Boy Scouts delay vote on policy that bans gays

Clockwise from left, Boy Scouts Eric Kusterer, Jacob Sorah, James Sorah, Micah Brownlee and Cub Scout John Sorah hold signs at the "Save Our Scouts" Prayer Vigil and Rally in front of the Boy Scouts of America National Headquarters Wednesday in Irving, Texas.
Clockwise from left, Boy Scouts Eric Kusterer, Jacob Sorah, James Sorah, Micah Brownlee and Cub Scout John Sorah hold signs at the "Save Our Scouts" Prayer Vigil and Rally in front of the Boy Scouts of America National Headquarters Wednesday in Irving, Texas. Richard Rodriquez AP Photo

Washington - Pressured by advocates on both sides, the Boy Scouts of America is delaying until May a vote on whether to change its policy banning gay troops and leaders, the organization announced Wednesday.

The group said last month that it would reach a decision about the ban after a three-day meeting of the national executive board this week, but determined that the debate needed more time to play out. The delay comes just seven months after the Scouts reaffirmed its position on banning gay members last summer.

"After careful consideration and extensive dialogue within the Scouting family, along with comments from those outside the organization, the volunteer officers of the Boy Scouts of America's National Executive Board concluded that due to the complexity of this issue, the organization needs time for a more deliberate review of its membership policy," the Boy Scouts said in a statement.

The decision to wait until this spring, when the 1,400 members of the national council will vote on the issue, was met with applause from some supporters of the ban and disappointment from opponents.

Both sides have flooded the Boy Scouts with phone calls, emails and more after the announcement last week that the policy was under consideration.

Richard Land, a leader of the Southern Baptist Convention, said the board's decision was a "triumph of the grass roots," who he said have been putting the board "under siege" since the news broke that the ban may be lifted.

Land said top Boy Scout leaders made trips in recent weeks to visited leaders of the faith groups most represented in the Scouts - Catholics, Mormons and Southern Baptists - and most opposed lifting the ban, or offering a "local option," in which troop leaders could decide for themselves what to do.

J.P. Duffy, the vice president of communications for the Family Research Council, said his group sent an alert to supporters asking them to call the Boy Scouts and voice their opinion. Duffy said it had appeared the decision to lift the ban was a done deal, but that "it's very clear that the outpouring from parents and from the public is what turned the tide."
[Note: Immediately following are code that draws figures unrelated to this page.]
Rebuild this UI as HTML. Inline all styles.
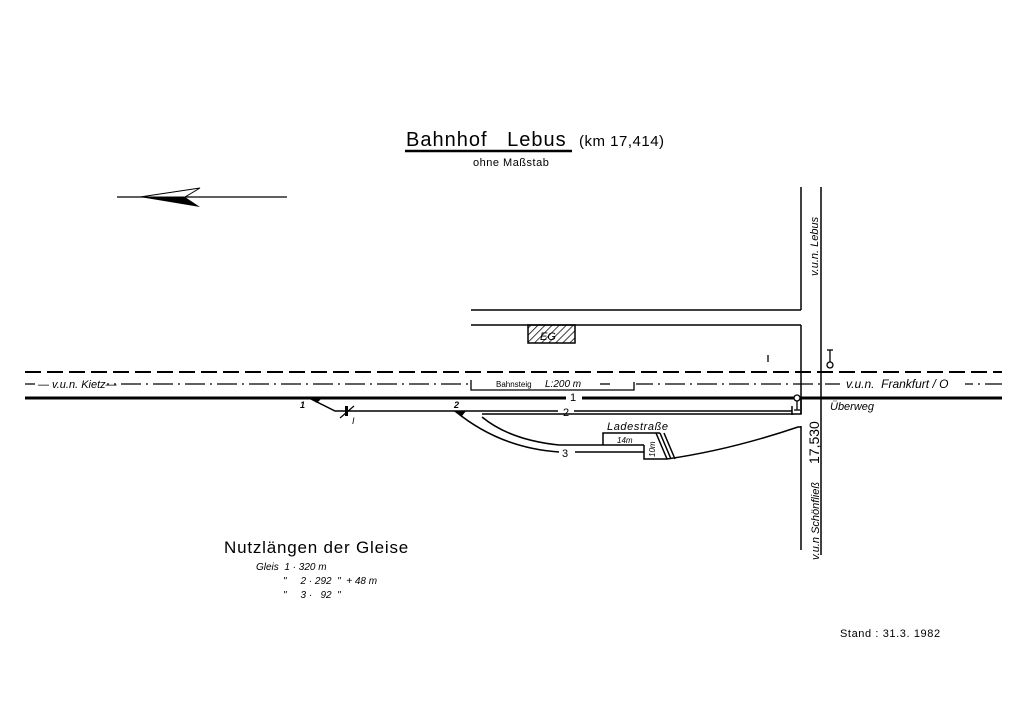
<!DOCTYPE html>
<html><head><meta charset="utf-8"><style>
html,body{margin:0;padding:0;background:#fff;}
svg{display:block;}
text{font-family:"Liberation Sans",sans-serif;fill:#000;white-space:pre;}
.i{font-style:italic;}
</style></head><body>
<svg width="1024" height="724" viewBox="0 0 1024 724" xmlns="http://www.w3.org/2000/svg" xml:space="preserve">
<defs>
<pattern id="h" width="5" height="5" patternUnits="userSpaceOnUse" patternTransform="rotate(45)">
<line x1="0" y1="0" x2="0" y2="5" stroke="#000" stroke-width="1.5"/></pattern>
</defs>
<text x="406" y="146" font-size="20" letter-spacing="1">Bahnhof   Lebus</text>
<text x="579" y="146" font-size="15" letter-spacing="0.5">(km 17,414)</text>
<line x1="405" y1="151" x2="572" y2="151" stroke="#000" stroke-width="2.5"/>
<text x="473" y="166" font-size="11" letter-spacing="0.5">ohne Maßstab</text>
<line x1="117" y1="197" x2="287" y2="197" stroke="#000" stroke-width="1.3"/>
<path d="M140 197 L200 188 L185 197 L200 207 Z" fill="#000"/>
<path d="M140 197 L200 188 L185 197 Z" fill="#fff" stroke="#000" stroke-width="1"/>
<g stroke="#000" stroke-width="1.5" fill="none">
<line x1="801" y1="187" x2="801" y2="310"/>
<line x1="821" y1="187" x2="821" y2="555"/>
<line x1="471" y1="310" x2="801" y2="310"/>
<line x1="471" y1="325" x2="801" y2="325"/>
<line x1="801" y1="325" x2="801" y2="414"/>
<line x1="801" y1="426" x2="801" y2="550"/>
</g>
<rect x="528" y="325" width="47" height="18" fill="url(#h)" stroke="#000" stroke-width="1.5"/>
<text x="540" y="340" font-size="11" class="i">EG</text>
<line x1="25" y1="372" x2="1002" y2="372" stroke="#000" stroke-width="2" stroke-dasharray="16,6"/>
<line x1="25" y1="384" x2="1002" y2="384" stroke="#000" stroke-width="1.3" stroke-dasharray="20,5,2,5"/>
<rect x="35" y="378" width="72" height="12" fill="#fff"/>
<text x="38" y="388" font-size="11" class="i">— v.u.n. Kietz—</text>
<rect x="840" y="378" width="125" height="12" fill="#fff"/>
<text x="846" y="388" font-size="12" class="i">v.u.n.  Frankfurt / O</text>
<rect x="470" y="379" width="166" height="10" fill="#fff"/>
<path d="M471 380 V390 H634 V382" stroke="#000" stroke-width="1.3" fill="none"/>
<text x="496" y="387" font-size="8">Bahnsteig</text>
<text x="545" y="387" font-size="10" class="i">L:200 m</text>
<line x1="600" y1="384" x2="610" y2="384" stroke="#000" stroke-width="1.3"/>
<line x1="25" y1="398" x2="1002" y2="398" stroke="#000" stroke-width="3"/>
<rect x="566" y="392" width="16" height="10" fill="#fff"/>
<text x="570" y="401" font-size="11">1</text>
<g stroke="#000" stroke-width="1.5" fill="none">
<path d="M309 398 L335 411 L558 411"/>
<path d="M574 411 L792 411"/>
<line x1="792" y1="406" x2="792" y2="415"/>
<path d="M801 398 V414 H482"/>
<path d="M455 411 Q500 448 559 452"/>
<path d="M482 417 Q510 440 559 445 L644 445"/>
<path d="M575 452 L644 452"/>
<path d="M603 445 V433 H660"/>
<path d="M644 445 V459 H667 Q730 450 798 427 L801 427"/>
<path d="M656 433 L667 459 M660 433 L671 459 M664 433 L675 459"/>
</g>
<path d="M309 398 L322 398 L317 403 Z" fill="#000"/>
<path d="M453 411 L466 411 L462 416 Z" fill="#000"/>
<text x="563" y="416" font-size="11">2</text>
<text x="562" y="457" font-size="11">3</text>
<text x="300" y="408" font-size="9" class="i" font-weight="bold">1</text>
<text x="454" y="408" font-size="9" class="i" font-weight="bold">2</text>
<rect x="345" y="406" width="3" height="10" fill="#000"/>
<line x1="340" y1="418" x2="354" y2="406" stroke="#000" stroke-width="1.2"/>
<text x="352" y="424" font-size="9" class="i">I</text>
<g stroke="#000" stroke-width="1.3" fill="#fff">
<line x1="830" y1="350" x2="830" y2="362"/><line x1="827" y1="350" x2="833" y2="350"/>
<circle cx="830" cy="365" r="3"/>
<line x1="797" y1="400" x2="797" y2="410"/><line x1="794" y1="410" x2="800" y2="410"/>
<circle cx="797" cy="398" r="3"/>
<line x1="768" y1="355" x2="768" y2="362"/>
</g>
<text x="830" y="410" font-size="11" class="i">Überweg</text>
<text x="607" y="430" font-size="11" class="i" letter-spacing="0.6">Ladestraße</text>
<text x="617" y="443" font-size="8" class="i">14m</text>
<text transform="translate(655,457) rotate(-90)" font-size="8" class="i">10m</text>
<text transform="translate(819,464) rotate(-90)" font-size="14">17,530</text>
<text transform="translate(818,276) rotate(-90)" font-size="11" class="i">v.u.n. Lebus</text>
<text transform="translate(819,560) rotate(-90)" font-size="11" class="i">v.u.n Schönfließ</text>
<text x="224" y="553" font-size="17" letter-spacing="0.8">Nutzlängen der Gleise</text>
<text x="256" y="570" font-size="10" class="i">Gleis  1 · 320 m</text>
<text x="283" y="584" font-size="10" class="i">"     2 · 292  "  + 48 m</text>
<text x="283" y="598" font-size="10" class="i">"     3 ·   92  "</text>
<text x="840" y="637" font-size="11" letter-spacing="0.6">Stand : 31.3. 1982</text>
</svg>
</body></html>
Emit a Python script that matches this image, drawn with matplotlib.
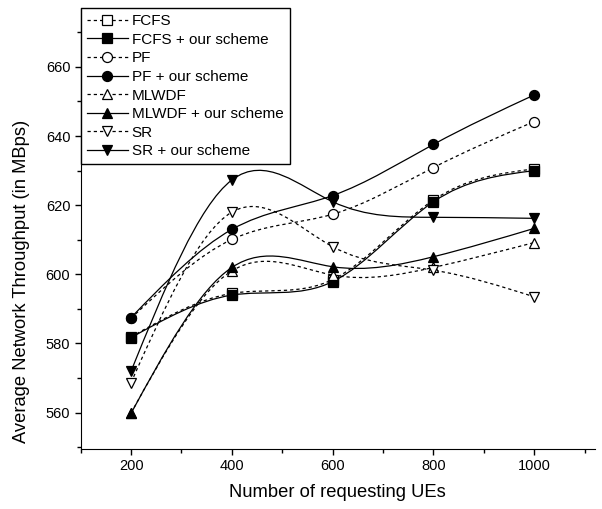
import numpy as np
import matplotlib.pyplot as plt
from matplotlib.path import Path
from matplotlib.patches import PathPatch
from matplotlib.lines import Line2D

plt.rcParams['font.family'] = ['Liberation Sans', 'DejaVu Sans']

ues = [200, 400, 600, 800, 1000]

fcfs = [581.9, 594.5, 598.5, 621.5, 630.5]
fcfs_ours = [581.7, 594.0, 597.9, 621.0, 630.0]
pf = [587.3, 610.1, 617.4, 630.9, 644.2]
pf_ours = [587.5, 613.0, 622.8, 637.6, 651.9]
mlwdf = [559.9, 601.0, 599.8, 602.0, 609.2]
mlwdf_ours = [559.8, 602.0, 602.2, 605.1, 613.3]
sr = [568.7, 618.0, 608.0, 601.2, 593.5]
sr_ours = [572.0, 627.3, 621.0, 616.5, 616.2]

DASH = (0, (2.6, 2.4))

series = [
    ('FCFS', fcfs, 's', 'white', DASH),
    ('FCFS + our scheme', fcfs_ours, 's', 'black', '-'),
    ('PF', pf, 'o', 'white', DASH),
    ('PF + our scheme', pf_ours, 'o', 'black', '-'),
    ('MLWDF', mlwdf, '^', 'white', DASH),
    ('MLWDF + our scheme', mlwdf_ours, '^', 'black', '-'),
    ('SR', sr, 'v', 'white', DASH),
    ('SR + our scheme', sr_ours, 'v', 'black', '-'),
]


def spline_path(x, y):
    # natural cubic spline, written as bezier segments for matplotlib
    x = np.asarray(x, float)
    y = np.asarray(y, float)
    n = len(x)
    h = np.diff(x)
    A = np.zeros((n, n))
    b = np.zeros(n)
    A[0, 0] = A[-1, -1] = 1
    for i in range(1, n - 1):
        A[i, i - 1] = h[i - 1]
        A[i, i] = 2 * (h[i - 1] + h[i])
        A[i, i + 1] = h[i]
        b[i] = 6 * ((y[i + 1] - y[i]) / h[i] - (y[i] - y[i - 1]) / h[i - 1])
    m = np.linalg.solve(A, b)
    verts = [(x[0], y[0])]
    codes = [Path.MOVETO]
    for i in range(n - 1):
        s = (y[i + 1] - y[i]) / h[i]
        d0 = s - h[i] * (2 * m[i] + m[i + 1]) / 6
        d1 = s + h[i] * (m[i] + 2 * m[i + 1]) / 6
        verts += [(x[i] + h[i] / 3, y[i] + d0 * h[i] / 3),
                  (x[i + 1] - h[i] / 3, y[i + 1] - d1 * h[i] / 3),
                  (x[i + 1], y[i + 1])]
        codes += [Path.CURVE4] * 3
    return Path(verts, codes)


fig = plt.figure(figsize=(6.02, 5.09), dpi=100)
ax = fig.add_axes([0.134, 0.118, 0.854, 0.866])

handles = []
for label, vals, mk, fc, ls in series:
    patch = PathPatch(spline_path(ues, vals), fill=False, edgecolor='black',
                      linewidth=0.9, linestyle=ls)
    ax.add_patch(patch)
    ax.plot(ues, vals, linestyle='none', marker=mk, markersize=7.2,
            markerfacecolor=fc, markeredgecolor='black', markeredgewidth=0.9)
    handles.append(Line2D([], [], color='black', linewidth=0.9, linestyle=ls,
                          marker=mk, markersize=7.2, markerfacecolor=fc,
                          markeredgecolor='black', markeredgewidth=0.9))

ax.set_xlim(100, 1120)
ax.set_ylim(549.5, 677)
ax.set_xticks([200, 400, 600, 800, 1000])
ax.set_xticks(np.arange(100, 1120, 100), minor=True)
ax.set_yticks([560, 580, 600, 620, 640, 660])
ax.set_yticks(np.arange(550, 677, 10), minor=True)
ax.spines['top'].set_visible(False)
ax.spines['right'].set_visible(False)
ax.tick_params(direction='out', length=4, width=1, labelsize=10.5)
ax.tick_params(which='minor', direction='out', length=3, width=1)

ax.set_xlabel('Number of requesting UEs', fontsize=13.2, labelpad=8)
ax.set_ylabel('Average Network Throughput (in MBps)', fontsize=13.2)
ax.yaxis.set_label_coords(-0.099, 0.381)

leg = ax.legend(handles, [s[0] for s in series], loc='upper left',
                bbox_to_anchor=(0.0, 1.0), borderaxespad=0, fontsize=11,
                fancybox=False, edgecolor='black', framealpha=1,
                handlelength=2.7, handletextpad=0.25, labelspacing=0.3,
                borderpad=0.4)
leg.get_frame().set_linewidth(1)

fig.savefig('out.png', dpi=100)
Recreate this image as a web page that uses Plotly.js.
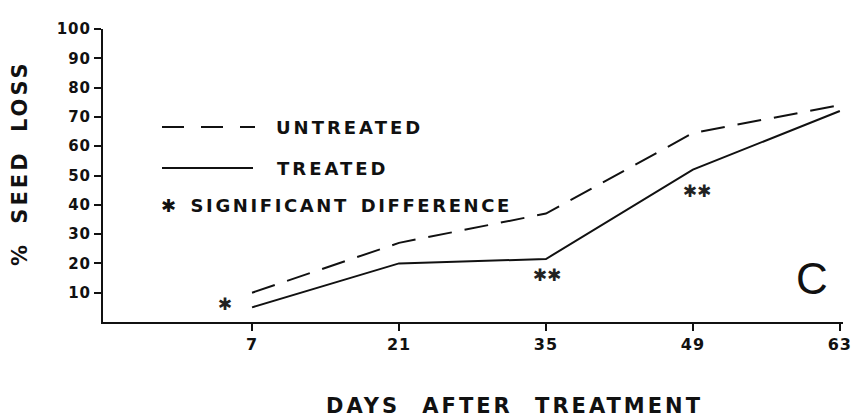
<!DOCTYPE html>
<html>
<head>
<meta charset="utf-8">
<script src="https://cdn.plot.ly/plotly-3.0.1.min.js"></script>
<style>
html,body{margin:0;padding:0;background:#fff;}
#chart{width:859px;height:419px;}
text[data-unformatted="DAYS AFTER TREATMENT"]{letter-spacing:3px;word-spacing:12px;}
text[data-unformatted="% SEED LOSS"]{letter-spacing:3px;word-spacing:8px;}
text[data-unformatted="UNTREATED"], text[data-unformatted="TREATED"]{letter-spacing:3px;}
text[data-unformatted="✱ SIGNIFICANT DIFFERENCE"]{letter-spacing:2.6px;word-spacing:3px;}
.xtick text{letter-spacing:1px;}
.ytick text{letter-spacing:1px;}
</style>
</head>
<body>
<div id="chart"></div>
<script>
const days = [7, 21, 35, 49, 63];
const untreated = [10, 27, 37, 64.5, 74];
const treated = [5, 20, 21.5, 52, 72];
const sigDays = [4.4, 35.1, 49.4];
const sigLoss = [5.5, 15.5, 44];
const sigMarks = ["✱", "✱✱", "✱✱"];
const xTicks = [7, 21, 35, 49, 63];
const yTicks = [10, 20, 30, 40, 50, 60, 70, 80, 90, 100];

const F = "DejaVu Sans, Arial, sans-serif";
const traces = [
  {x: days, y: untreated, mode: "lines", name: "UNTREATED",
   line: {color: "#111", width: 2, dash: "24px,13px"}, showlegend: false},
  {x: days, y: treated, mode: "lines", name: "TREATED",
   line: {color: "#111", width: 2}, showlegend: false},
  {x: sigDays, y: sigLoss, mode: "text", text: sigMarks, textposition: "middle center",
   textfont: {family: F, size: 17, color: "#222"}, showlegend: false, cliponaxis: false}
];

const W = 740, H = 293, L = 103, B = 322;
const px = v => (v - L) / W;
const py = v => (B - v) / H;

const layout = {
  width: 859, height: 419,
  margin: {l: 103, r: 16, t: 29, b: 97},
  paper_bgcolor: "#fff", plot_bgcolor: "#fff",
  showlegend: false,
  xaxis: {range: [-7.2, 63.3], tickvals: xTicks, ticktext: xTicks.map(String),
    showline: true, linecolor: "#111", linewidth: 2, showgrid: false, zeroline: false,
    ticks: "outside", ticklen: 7, tickwidth: 2, tickcolor: "#111",
    tickfont: {family: F, size: 16, color: "#111", weight: "bold"}},
  xaxis2: {range: [-7.2, 63.3], overlaying: "x", anchor: "y", side: "bottom",
    tickvals: xTicks, showticklabels: false, showline: false, showgrid: false, zeroline: false,
    ticks: "inside", ticklen: 6, tickwidth: 2, tickcolor: "#111"},
  yaxis: {range: [0, 100], tickvals: yTicks, ticktext: yTicks.map(String),
    showline: true, linecolor: "#111", linewidth: 2, showgrid: false, zeroline: false,
    ticks: "outside", ticklen: 7, tickwidth: 2, tickcolor: "#111",
    tickfont: {family: F, size: 15, color: "#111", weight: "bold"}},
  shapes: [
    {type: "line", xref: "paper", yref: "paper", x0: px(162), x1: px(255), y0: py(127), y1: py(127),
     line: {color: "#111", width: 2, dash: "22px,17px"}},
    {type: "line", xref: "paper", yref: "paper", x0: px(162), x1: px(253), y0: py(168), y1: py(168),
     line: {color: "#111", width: 2}}
  ],
  annotations: [
    {text: "UNTREATED", xref: "paper", yref: "paper", x: px(274), y: py(127), xanchor: "left", yanchor: "middle",
     showarrow: false, font: {family: F, size: 18, color: "#111", weight: "bold"}},
    {text: "TREATED", xref: "paper", yref: "paper", x: px(275), y: py(168), xanchor: "left", yanchor: "middle",
     showarrow: false, font: {family: F, size: 18, color: "#111", weight: "bold"}},
    {text: "✱ SIGNIFICANT DIFFERENCE", xref: "paper", yref: "paper", x: px(159), y: py(205), xanchor: "left", yanchor: "middle",
     showarrow: false, font: {family: F, size: 18, color: "#111", weight: "bold"}},
    {text: "C", xref: "paper", yref: "paper", x: px(812), y: py(278), xanchor: "center", yanchor: "middle",
     showarrow: false, font: {family: "Liberation Sans, Arial, sans-serif", size: 44, color: "#111"}},
    {text: "% SEED LOSS", xref: "paper", yref: "paper", x: px(20), y: py(163), xanchor: "center", yanchor: "middle",
     textangle: -90, showarrow: false, font: {family: F, size: 21, color: "#111", weight: "bold"}},
    {text: "DAYS AFTER TREATMENT", xref: "paper", yref: "paper", x: px(514), y: py(406), xanchor: "center", yanchor: "middle",
     showarrow: false, font: {family: F, size: 21, color: "#111", weight: "bold"}}
  ]
};

Plotly.newPlot("chart", traces, layout, {staticPlot: true, displayModeBar: false});
</script>
</body>
</html>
On the other side, Zach Wahls, 21, an Eagle Scout and founder of the group Scouts for Equality, said members of his organization also "flooded" call-in lines to express their opinions on the issue.

"We've been working for the last seven months to make our opinion heard, and we're pretty sure they know where we stand," Wahls said. "And while we were disappointed in today's vote, this was the first time in the last 35 years that the Boy Scouts of America has not affirmed their ban on gay members."

President Barack Obama also weighed in, saying in his pre-Super Bowl interview Sunday that the ban should be removed.

According to a poll released today by Quinnipiac University, the majority of Americans are in favor of lifting the ban on gays in the Scouts.